Dr. Harry Boer wrote a book about this topic (Above the Battle: the Bible and its Critics) which has been largely discussed by Dr. Alexander De Jong (Christ’s Church, the Bible and Me).  I need not repeat what has been said by these two able men.  I would recommend that every reader study the brochure of Dr. De Jong.

Alleged Discrepancies

In his book Dr. Boer adduces (mainly in parallel columns) some ten passages or groups of passages in which the Bible seems clearly to contradict itself with respect to specific data of circumstance, time, place, person, number, and phraseology.  As a point in case he refers (in his reply to Dr. De Jong) to the account of the death of Judas Iscariot both in Matt. 27 and Acts 1.

Apparently he is convinced of the fact that both stories cannot be true; one of them must be in error.  If the logic of Dr. Boer holds, it might even be assumed that both Matthew and Luke may have been in error; each one of them may have jotted down some rumour from the many stories circulating in the first congregations.  However, who is qualified to say what really happened?

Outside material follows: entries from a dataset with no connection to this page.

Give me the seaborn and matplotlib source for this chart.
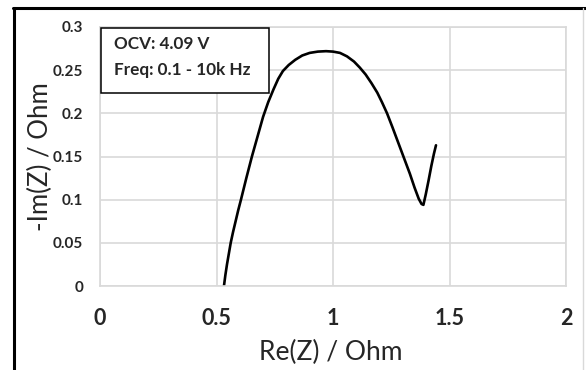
import matplotlib
matplotlib.use("Agg")
import matplotlib.pyplot as plt
import seaborn as sns
import pandas as pd
from matplotlib.lines import Line2D
from matplotlib.patches import Rectangle

re_z = [0.532, 0.538, 0.545, 0.553, 0.561, 0.571, 0.582, 0.593, 0.605, 0.628,
        0.652, 0.676, 0.700, 0.722, 0.745, 0.765, 0.785, 0.810, 0.838, 0.868,
        0.900, 0.935, 0.970, 1.000, 1.030, 1.060, 1.090, 1.115, 1.140, 1.165,
        1.190, 1.210, 1.232, 1.255, 1.280, 1.305, 1.330, 1.350, 1.368, 1.380,
        1.388, 1.398, 1.410, 1.422, 1.433, 1.442]
im_z = [0.000, 0.0125, 0.025, 0.0375, 0.050, 0.0625, 0.075, 0.0875, 0.100, 0.125,
        0.150, 0.173, 0.196, 0.213, 0.228, 0.240, 0.249, 0.256, 0.262, 0.267,
        0.270, 0.2715, 0.272, 0.2715, 0.270, 0.266, 0.260, 0.253, 0.245, 0.235,
        0.224, 0.213, 0.200, 0.184, 0.166, 0.148, 0.130, 0.114, 0.101, 0.095,
        0.094, 0.106, 0.122, 0.139, 0.153, 0.163]

x_ticks = [0, 0.5, 1, 1.5, 2]
x_tick_labels = ["0", "0.5", "1", "1.5", "2"]
y_ticks = [0, 0.05, 0.1, 0.15, 0.2, 0.25, 0.3]
y_tick_labels = ["0", "0.05", "0.1", "0.15", "0.2", "0.25", "0.3"]

df = pd.DataFrame({"re": re_z, "im": im_z})

sns.set_theme(style="white")
plt.rcParams["font.family"] = ["Lato", "DejaVu Sans"]

fig = plt.figure(figsize=(5.86, 3.70), dpi=100)
ax = fig.add_axes([100/586, 1-286/370, 466/586, 259/370])

sns.lineplot(data=df, x="re", y="im", sort=False, estimator=None,
             color="black", linewidth=1.9, ax=ax)

ax.set_xlim(0, 2)
ax.set_ylim(0, 0.3)
ax.set_xticks(x_ticks)
ax.set_xticklabels(x_tick_labels, fontsize=15.5, fontweight="bold")
ax.set_yticks(y_ticks)
ax.set_yticklabels(y_tick_labels, fontsize=11, fontweight="bold")
ax.tick_params(axis="x", length=0, pad=16)
ax.tick_params(axis="y", length=0, pad=12)
ax.grid(True, color="#d9d9d9", linewidth=1.2)
for s in ax.spines.values():
    s.set_color("#d9d9d9")
    s.set_linewidth(1.2)
ax.set_xlabel("Re(Z) / Ohm", fontsize=19)
ax.set_ylabel("-Im(Z) / Ohm", fontsize=18.5)
ax.xaxis.set_label_coords((331-100)/466, (286-352)/259)
ax.xaxis.label.set_va("center")
ax.yaxis.set_label_coords((40-100)/466, (286-157)/259)
ax.yaxis.label.set_va("center")

# annotation box
ax.add_patch(Rectangle((1/466, (286-92.7)/259), 168/466, 65/259, transform=ax.transAxes,
                       facecolor="white", edgecolor="black", linewidth=1.1, zorder=5,
                       clip_on=False))
ax.text(14/466, (286-44)/259, "OCV: 4.09 V", transform=ax.transAxes, fontsize=12.3,
        fontweight="bold", va="center", ha="left", zorder=6)
ax.text(14/466, (286-70)/259, "Freq: 0.1 - 10k Hz", transform=ax.transAxes, fontsize=12.3,
        fontweight="bold", va="center", ha="left", zorder=6)

# figure frame
fig.add_artist(Line2D([14/586, 14/586], [0, 1-8/370], transform=fig.transFigure, color="black", linewidth=2.2))
fig.add_artist(Line2D([13/586, 1], [1-8/370, 1-8/370], transform=fig.transFigure, color="black", linewidth=2.2))
fig.add_artist(Line2D([583/586, 583/586], [0, 1-8/370], transform=fig.transFigure, color="#d9d9d9", linewidth=1.0))

fig.savefig("out.png", dpi=100)
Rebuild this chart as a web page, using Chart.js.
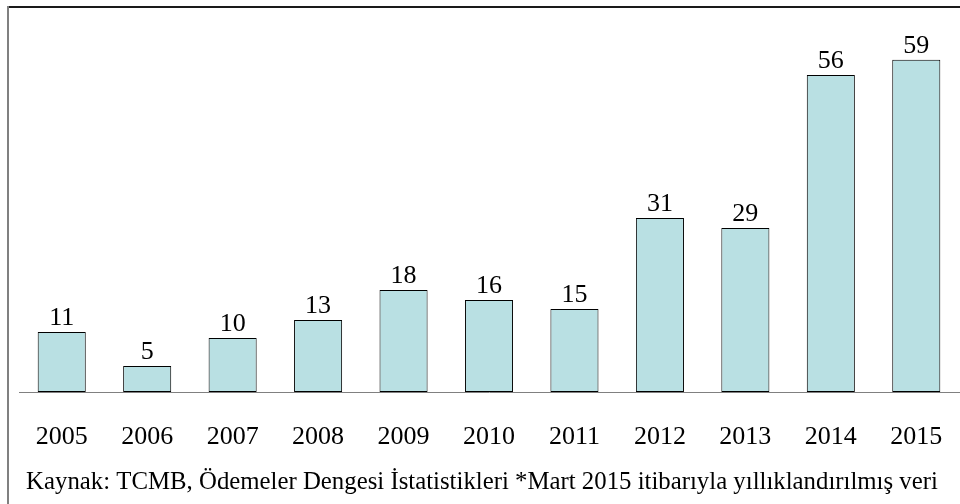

But all this does not matter, in Dr. Boer’s view, as far as the infallibility of Scripture is concerned.  That infallibility, in his opinion, is “the massive idea of the unbreakable, ever-valid revelation of the creation, redemption, and consummation of all things in Christ.”

Echoes of Barth

It is small wonder that I, reading those things, was immediately reminded of the position of Karl Barth.

Barth, the man who with a mighty voice and great talent, once opposed the liberal theology of his days, also declared: “The prophets and apostles as such, even in their function of witnesses, even when writing down their witness, were real historical men as we are, and therefore sinful in their actions and indeed guilty of error in the spoken and written word” (Church Dogmatics I.2, 529).

Barth also once wrote: “As far as the relativity of all human words, including those of Paul, is concerned, I share the opinion of Bultmann and of all intelligent people” (Romerbrief, XXXI).

It was quite a remarkable, I am almost inclined to say, a most un-Barthian thing, to appeal to “intelligent,” i.e. critical people.

I was also reminded of something else.

A Much Older Problem

Is it only in our time, the time of refined historical methods, the time of endless hermeneutical problems, the time of an existentialistic relativism and loneliness without measure, that we are struck by “historical inaccuracies” and “discrepancies” in Holy Scripture?  We should know by now that the fight for the Bible is by and large as old as the Christian church itself.

The first adversaries of the church were not blind, even as the church fathers were not blind.

Among those early adversaries was Celsus.  He knew the Bible.  He claimed that it taught falsely that God changes His mind, that He chooses favorites among the human race, and that it is full of childish legends.  There was also Julian the Apostate.  He claimed that the Bible teemed with contradictions, obvious at first sight by a comparison between the genealogies of Jesus in Matthew and Luke.